Cheryl Hines, wife of Health and Human Services Secretary Robert F. Kennedy, Jr., spoke publicly about allegations that surfaced during her husband’s 2024 campaign and made clear she’s standing by him. She addressed the controversy on the Katie Miller Podcast and pushed back at the idea that a few sensational headlines should define a marriage. The story reconnects the campaign-era reporting, the reporter at the center of the dispute, and Hines’s direct comments defending her husband.
Hines appeared on the Katie Miller Podcast and framed the episode as one more confusing flap in a campaign season full of noise and distraction. She was pointed and personal, stressing private discussions over public chatter when it comes to their marriage. Her reaction fits a familiar pattern: a spouse choosing to treat allegations as claims to be vetted, not verdicts to be lived by.
The alleged sexting controversy first surfaced while Kennedy was campaigning for president in 2024, drawing new attention to old campaign chaos. “At the time, he was also embroiled in a scandal with 32-year-old New York Magazine reporter [Olivia] Nuzzi, after it emerged that the pair became ’emotionally involved’ while she was writing a feature on his campaign.” That development was widely covered and became part of the larger narrative around his run.

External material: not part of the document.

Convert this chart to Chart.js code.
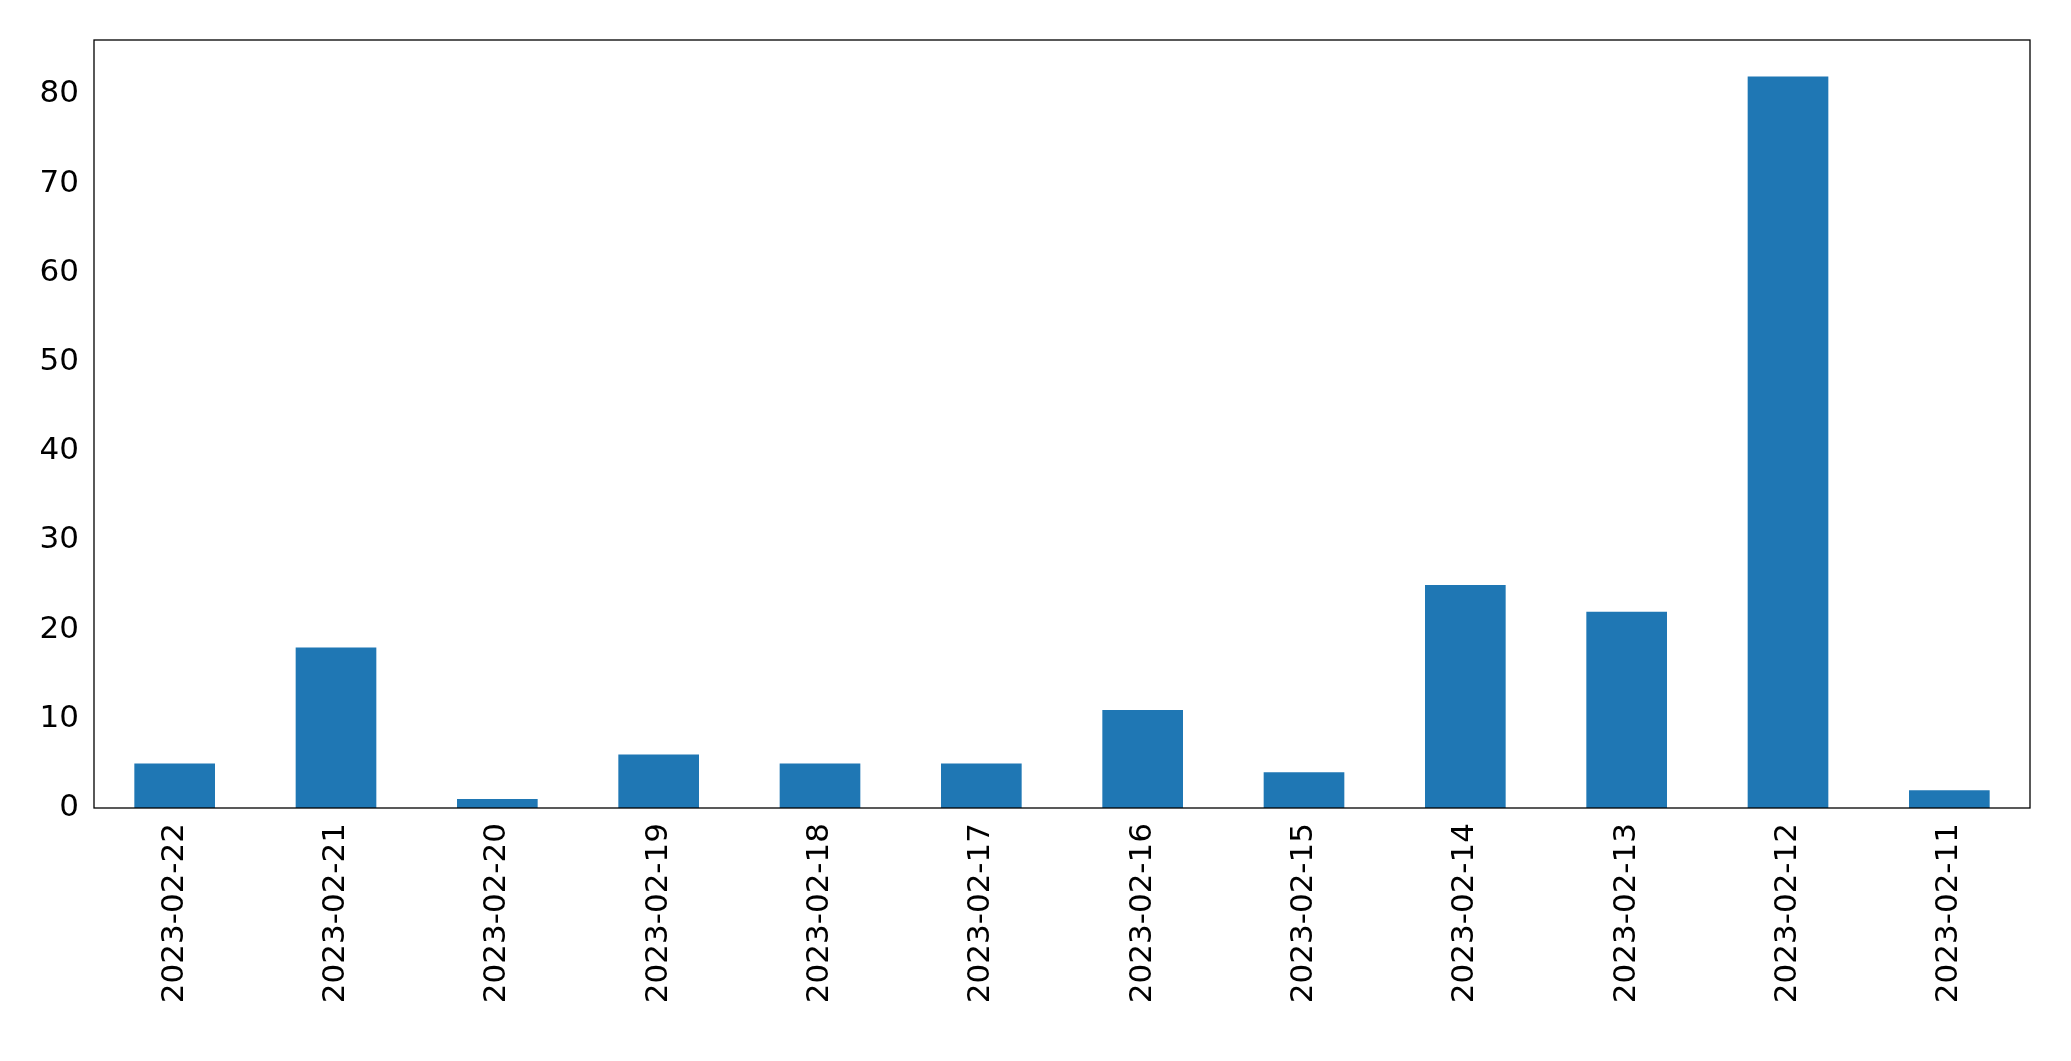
<!DOCTYPE html>
<html><head><meta charset="utf-8">
<script src="https://cdn.jsdelivr.net/npm/chart.js@4/dist/chart.umd.min.js"></script>
<style>html,body{margin:0;padding:0;background:#fff}#w{width:2071px;height:1061px}</style>
</head><body><div id="w"><canvas id="c"></canvas></div>
<script>
const categories = ["2023-02-22","2023-02-21","2023-02-20","2023-02-19","2023-02-18","2023-02-17","2023-02-16","2023-02-15","2023-02-14","2023-02-13","2023-02-12","2023-02-11"];
const counts = [5,18,1,6,5,5,11,4,25,22,82,2];
const yTicks = [0,10,20,30,40,50,60,70,80];
const frame = {id:'frame',afterDraw(ch){const a=ch.chartArea,x=ch.ctx;x.save();x.strokeStyle='#000';x.lineWidth=1.3;x.strokeRect(a.left,a.top,a.right-a.left,a.bottom-a.top);x.restore();}};
new Chart(document.getElementById('c'),{
type:'bar',
data:{labels:categories,datasets:[{data:counts,backgroundColor:'#1f77b4',categoryPercentage:1,barPercentage:0.5}]},
plugins:[frame],
options:{responsive:true,maintainAspectRatio:false,animation:false,
layout:{padding:{top:40,right:41,left:0,bottom:0}},
plugins:{legend:{display:false},tooltip:{enabled:false}},
scales:{
x:{grid:{display:false,drawTicks:true,tickLength:9,tickColor:'#000'},border:{display:false},
ticks:{color:'#000',font:{family:'DejaVu Sans',size:31},minRotation:90,maxRotation:90,padding:6},
afterFit(s){s.height=253;}},
y:{min:0,max:86.1,grid:{display:false,tickLength:9,tickColor:'#000'},border:{display:false},
afterBuildTicks(s){s.ticks=yTicks.map(v=>({value:v}));},
ticks:{color:'#000',font:{family:'DejaVu Sans',size:31},padding:6},
afterFit(s){s.width=94;}}
}}});
</script></body></html>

Kennedy consistently denied any improper relationship and insisted encounters were limited, pushing back against sensational reporting at the height of the story. The reporting thread also included the claim that Nuzzi was let go, even though an internal investigation by New York Magazine found “no inaccuracies nor evidence of bias” in Nuzzi’s reporting on Kennedy. That line has been used by both defenders and critics to argue opposing points about media fairness and campaign pressure.
Now the reporter at the center of that episode is preparing a memoir that reportedly touches on the messages she received, a move that will reignite interest and invite fresh scrutiny. Memoirs sell on conflict and candid detail, and this one promises to revisit the private-public mess that dogged parts of the campaign. For Republicans watching, the timing and tone of such releases often looks like another media play rather than a neutral illumination.
Hines explained to Katie Miller why she could stand by her husband while the headlines circulated and lawsuits of rumor rolled by. She framed her approach as pragmatic and grounded in private conversation rather than public rumor. Her focus was on scrutinizing the source and then discussing realities directly with Kennedy.
“I think you always have to consider the source, right? So that’s where I start. And then it ends with a conversation with Bobby.”
Hines also offered a broader take on why some stories gain traction and why personalities are often pulled into the spotlight for reasons beyond simple reporting. She suggested a pattern where attention and clout drive behavior, not necessarily the pursuit of truth. That critique lands with anyone who has watched late-night headlines chase clicks instead of facts.
“There’s a lot of people who look for clout. Well, that’s the thing that I really learned during the campaign,” agreed Hines. “There are people that really want to be involved in the conversation. They want to be a part of it. And they want to-, I’m not just talking about this person, I’m talking about a lot people.
And they spend a lot time figuring out how to write something that’s going to get people’s attention, and if they do, then they are really celebrating, you know? And whether it’s true or false, it doesn’t matter if it gets people’s intention, it’s a celebration, it’s a success for them.
Kennedy and Hines have been married for 11 years, and she made clear that brief scandals and media cycles are not going to be the measuring stick for their relationship. She framed the episode as a recurring lesson in how stories spread and how couples cope when private matters leak into public life. For those on the right, her comments reinforce a broader skepticism about the press and a call to weigh allegations carefully before letting them define people and politics.